I’ll be honest. This is more a brain dump/review session for me than a blog post. But if you’re interested in any of the things I’m up to feel free to read ahead…
The past few month has been a bit crazy. I’m not going to go into detail but my personal life has had a few minor emergencies that I’ve had to respond to unexpectedly. And they all happened on my days off. Thus, I feel like I’ve not really had any down time until today.
I’ve also had an influx of work from other sources, which I’ve had to squeeze in as and where I can, and this has proved stressful with everything else going on. Touch wood, however, we’re approaching a place of calm now…
Working towards my acting goals has fallen off my list of priorities this month. What’s quite telling is that I’m not really bothered by that. So much other cool stuff is happening that I don’t really mind that I’m not currently progressing my acting career at the moment, although that’s not strictly true as I have booked on to one workshop in London and I have been working regularly at Bewilder Box.
What’s most fun at the moment is the character I’ve developed at Bewilder Box. This isn’t surprising given the amount of times I play him, but I’ve developed a really strong back story for him, and my panto German accent is improving every day. I’m so confident in the character now that he really feels a part of me, and I think this shows in my performances. I’m also able to gauge the level I should pitch the character depending on the team that is playing. For example, he can be a stern, efficient German stereotype, or a wacky professor. It’s great fun playing with the nuances.
Now things are calming down a bit, I’ll likely turn my attention back towards my acting career again. I do feel that I’m getting a stronger sense of what I want from it now, and so it’s probably a good time to start approaching agents.
This is the one that’s most exciting me right now. I’ve just recorded the first How To Be A Man podcast with Paul Wady, author of Guerilla Aspies and member of Stealth Aspies, and we had a lot of fun. I’m planning to record a series and release them all together. I’m currently approaching other guests, and I’ve been quite ambitious in who I am approaching. I’m absolutely certain that this podcast will be of interest to a lot of people, and I hope that people will find inspiration in the stories being told. God that sounds wanky. But it’s true.
The Sussex Actors podcast is also back on the agenda. I still need to edit the interview with Tom and Patrick from Theatre Nation. I have started this process, but there are some issues with the sound quality that will take me some time to work through. I hope to get it live this week though.
The interview with Tom and Patrick made me realise that I needed better equipment for the podcast, so I have now invested in high quality kit that I can take out on the road with me. It means I can now record anywhere, rather than being limited to just my bedroom. Seriously – look behind me and Paul in that picture – no one wants to be interviewed with my pants drying in the background!

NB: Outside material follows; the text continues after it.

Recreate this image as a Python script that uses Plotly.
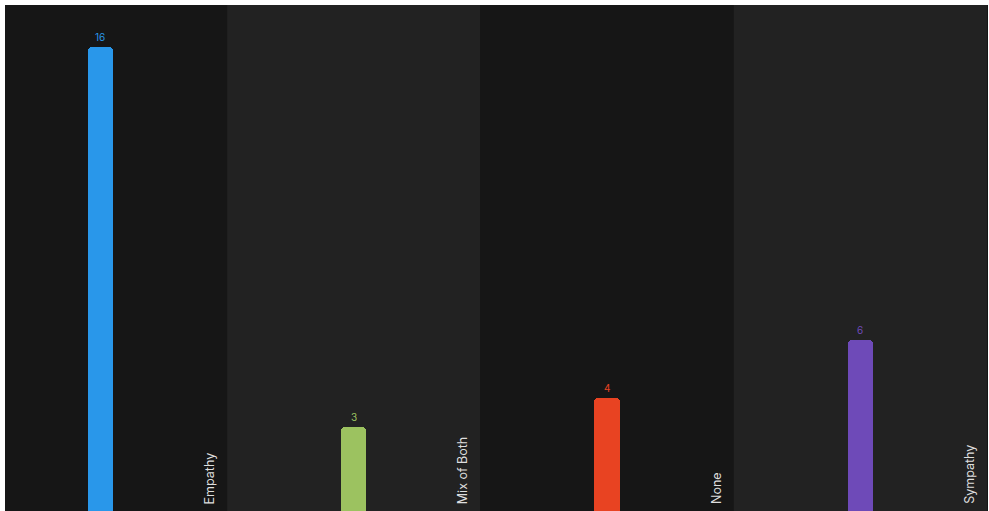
import plotly.graph_objects as go

categories = ["Empathy", "Mix of Both", "None", "Sympathy"]
values = [16, 3, 4, 6]
colors = ["#2997EA", "#9CC260", "#E84322", "#6E4AB8"]
band_colors = ["#161616", "#222222"]

fig = go.Figure()
xs = list(range(len(categories)))
fig.add_trace(go.Bar(
    x=xs, y=values, width=0.1,
    marker=dict(color=colors, cornerradius=4, line=dict(width=0)),
    hoverinfo="skip",
))

shapes = []
for i in xs:
    shapes.append(dict(type="rect", xref="x", yref="paper", x0=i - 0.5, x1=i + 0.5,
                       y0=0, y1=1, fillcolor=band_colors[i % 2], line=dict(width=0),
                       layer="below"))

annotations = []
for i, (c, v, col) in enumerate(zip(categories, values, colors)):
    annotations.append(dict(x=i, y=v, xref="x", yref="y", text=str(v), showarrow=False,
                            yanchor="bottom", yshift=2,
                            font=dict(size=10, color=col, family="Inter, Roboto, sans-serif")))
    annotations.append(dict(x=i + 0.43, y=0, xref="x", yref="paper", text=c, showarrow=False,
                            textangle=-90, xanchor="center", yanchor="bottom", yshift=9,
                            font=dict(size=12.5, color="#dedede", family="Inter, Roboto, sans-serif")))

fig.update_layout(
    width=989, height=515,
    margin=dict(l=5, r=1, t=5, b=0, pad=0),
    paper_bgcolor="white", plot_bgcolor="#161616",
    showlegend=False,
    shapes=shapes, annotations=annotations,
    xaxis=dict(range=[-0.377, 3.504], visible=False, fixedrange=True),
    yaxis=dict(range=[0, 17.45], visible=False, fixedrange=True),
    bargap=0,
)

fig.write_html("out.html", config={"displayModeBar": False})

The interview with Paul then made me realise that I’ve made life difficult for myself in the way I’ve set up my bedroom! I’ve now ordered some moveable microphone arms that attach to my desk, so this should make it easier for everyone when I am recording in my room.
So, the one thing that’s pretty much fallen away completely over the past month is my trips to the gym. I’ve only been able to make it twice. That said, I went yesterday for the first time in nearly three weeks and managed to do a full workout. Not quite to the level I was at when I was in full swing, but then I’m being very careful not to push myself too far and injure myself again. I’ve also had a couple of recommendation of physiotherapists, as I need to get my calf muscle looked at.
When I’m in the gym, I often daydream about being in a wrestling ring as a form of motivation. I guess I’m a little bit worried that if I go to the training and suck (which I inevitably will, being an out-of-shape complete newbie) then those daydreams will become less impressive, and thus less motivational.
There’s a voice in my head nagging at me to drop this as an ambition. Right now I’m refusing to listen to it. As long as my body (read: doctor) allows me to keep going, I will.
Another exciting development is the progress I’m making on the development of my new one-person play. I’m still very much at the stage of generating a structure and working out the correct devices for it, but it’s definitely becoming clearer in my head. For instance, I’ve realised that I need to create a story in my own voice. I know that sounds daft, but I mean it literally. When I perform it, I want it to be as naturalistic as possible, as I think that will be most powerful.
I’m also having fun researching the material. It’s really forcing me outside of my comfort zone, which is vital for what I’m writing.
I’ve done a few shoots recently for Fringe productions recently, as well as my first paid photography gig. I’ve started to put together this portfolio website, although I will develop my own website in due course. It’s something else I’d like to dedicate more time towards, and indeed invest in better equipment.
I think I need a name for the photography business. Any ideas welcomed.
I bought me a Telecaster*, yay! I’ve also been listening to more contemporary country music and letting it truly infiltrate my songwriting. I’m finding my voice more and more – indeed I’ve just written a song minutes prior to starting this blog. I’m up to 14 works-in-progress songs for the album, although I’m probably only confident in five or six of them as they stand, so I may have to expand on my initial target of 16 songs to select a 10-track album from.
I’m thinking it might be time to road-test them, so I might head out to a few open mics around Brighton & Hove soon.
*okay it’s a Squier, but don’t shit my bonfire, all right?